In June 2016, it said leaders from Trinidad and Tobago’s Islamic community signed a joint statement condemning violent extremism.
The statement read: “The Muslims of the Republic of Trinidad and Tobago, with one voice, strongly condemn ISIS and all forms of violent extremism locally and internationally.”
The report said Trinidad and Tobago is an active participant in regional security initiatives, such as the Organization of American States Inter-American Committee Against Terrorism and the Caribbean Community Implementing Agency for Crime and Security.
But the report said transnational criminal organizations continued to pose a “significant threat to the region, and most countries made efforts to investigate possible connections between terrorist organizations and criminal activity.
“For many countries in the region, the challenges related to transnational crime remained the preeminent security concern in 2016,” the report said. “Corruption, weak government institutions, insufficient interagency cooperation, weak or non-existent legislation, and a lack of resources remained the primary causes for the lack of significant political will to counter terrorism in some Western Hemisphere countries.”
Nevertheless, the report said some countries, like Brazil and Trinidad and Tobago, “have made significant progress in their counterterrorism efforts.”

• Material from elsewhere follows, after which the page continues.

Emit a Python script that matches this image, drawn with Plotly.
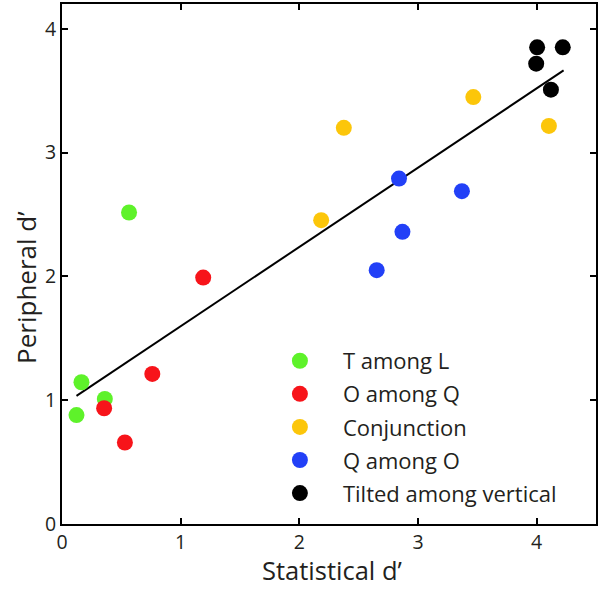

Terrorist groups based in the Middle East find some support in the region, despite the geographic distance, the report said, stating that the call to fight in Iraq or Syria drew limited numbers of recruits from Latin America and parts of the Caribbean, “which offered areas of financial and ideological support for ISIS and other terrorist groups in the Middle East and South Asia.
“In addition, in 2016 Hizballah maintained some financial supporters, facilitators, and sympathizers in the region that it could tap for support in building and expanding its activities there,” the report said.
It noted that, in 2016, the Caribbean Community Implementation Agency for Crime and Security (CARICOM/IMPACS) took steps to develop a “coordinated regional counterterrorism strategy for the Caribbean,” which it plans to release in 2017.
CARICOM also consulted with international partners, including the United States, Canada, and the United Nations to identify best practices for inclusion in its counterterrorism strategy, the report said.
“This effort to improve cooperation and coordination builds on the CARICOM Crime and Security Strategy, approved in 2013,” the report said.